Why I want to do that? Because of performance reason, in theory it would work little bit faster without creating new object, but will it? Maybe compilers optimize simple code with operator +(const Vector& left, const Vector& right) and there is no any reason for overload rvalue?


Solution

  • It depends on your implementation of Vector:

    • If the class is faster to move than to copy, providing the additional overloads for moves could result in performance improvements.
    • Otherwise, it should not be faster to provide the overloads.

    In a comment, you mentioned that Vector looks like this:

    template <typename T, size_t D>
    class Vector
    {
       T data[D];
       // ...
    };
    

    From your code, I also assume that T is a simple arithmetic type (e.g., float, int) where copying is as fast as moving it. In that case, you cannot implement a move operation for Vector<float, D> which will be faster than a copy operation.

    To make move operations faster than copying, you could change the representation of your Vector class. Instead of storing a C-array, you could store a pointer to the data, which allows a much more efficient move operation if the size D is large.

    As an analogy, your current Vector implementation is like an std::array<T, D> (which holds internally a c-array and needs to be copied), but you could switch to an std::vector<T> (which holds pointers to the heap and is easy to move). The larger the value D becomes, the more attractive should it be to switch from std::array to std::vector.

    Let us look closer at the differences when providing overloads for move operations.

    Improvement: in-place updates

    The advantage of your overloads is that you can use in-place updates to avoid having to create a copy for the result as you have to do in your operator+(&,&) implementation:

    template <typename T, size_t D>
    Vector<T, D> operator+(const Vector<T, D>& left, const Vector<T, D>& right)
    {
        std::cout << "operator+(&, &)" << std::endl;
        Vector<T, D> result;
    
        for (size_t i = 0; i < D; ++i)
            result.data[i] = left.data[i] + right.data[i];
    
        return result;
    }
    

    In your overloaded version, you can update in-place:

    template <typename T, size_t D>
    Vector<T, D>&& operator+(const Vector<T, D>& left, Vector<T, D>&& right)
    {
        std::cout << "operator+(&, &&)" << std::endl;
        for (size_t i = 0; i < D; ++i)
            right.data[i] += left.data[i];
    
        return std::move(right);
    }
    

    However, moving the result will result in a copy when you use your current implementation of Vector, whereas in the non-overloaded version, the compiler could get rid of it using return-value optimization. If you use a std::vector like representation, moving is fast, so the in-place update version should be faster than the original version (operator+(&,&)).

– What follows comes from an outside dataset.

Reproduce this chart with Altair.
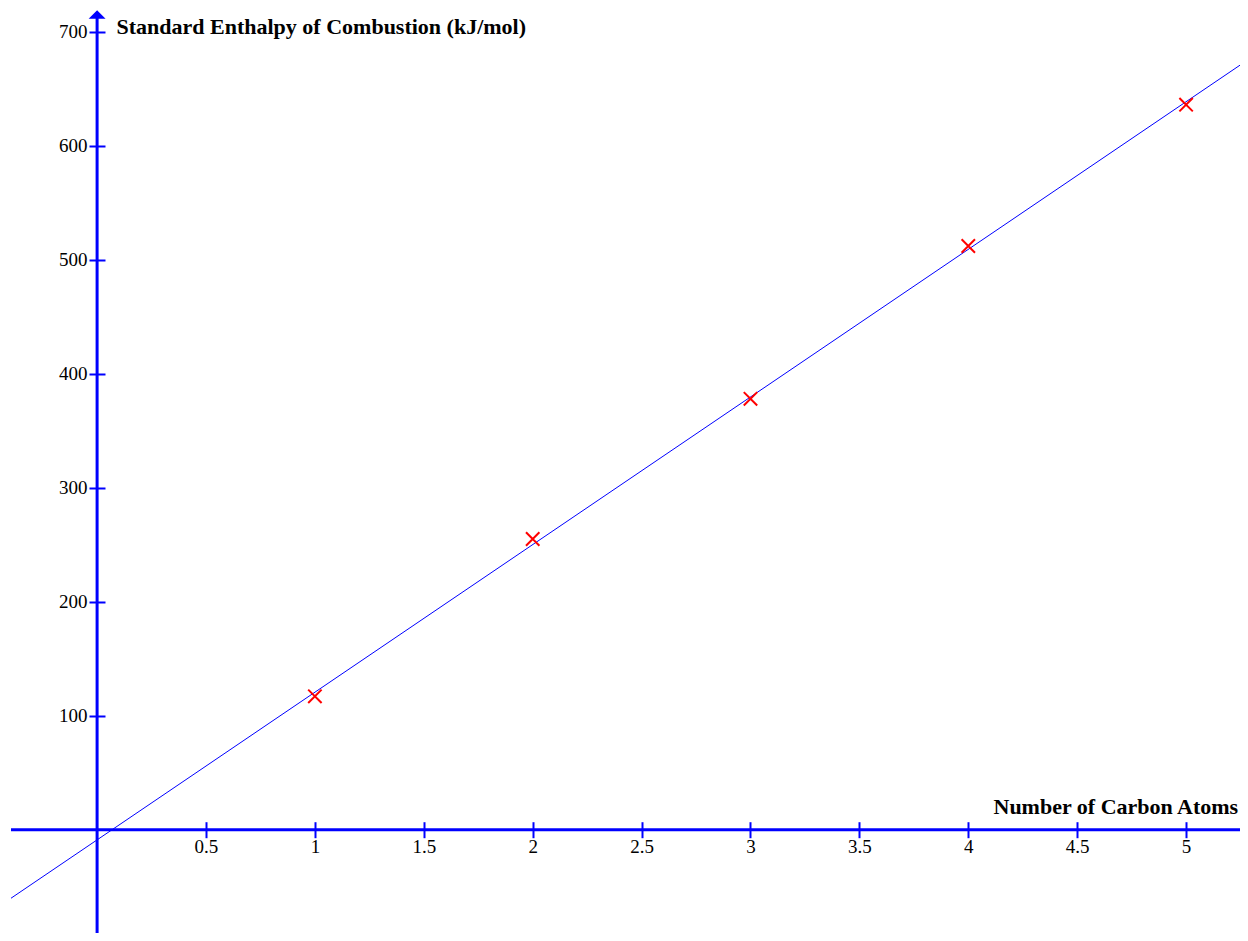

    Can a compiler do the in-place update optimization automatically?

    Highly unlikely that a compiler will be able to do it without help.

    In the non-overloaded version, the compiler sees two arrays which are constant references. It will most likely be able to perform return-value optimization, but knowing that it can reuse one of the existing objects, requires lots of extra knowledge that the compiler does not have at that point.

    Summary

    Providing overloads for rvalues is reasonable from a pure performance perspective if Vector is faster to move than to copy. If moving is not faster, then there is no gain in providing the overloads.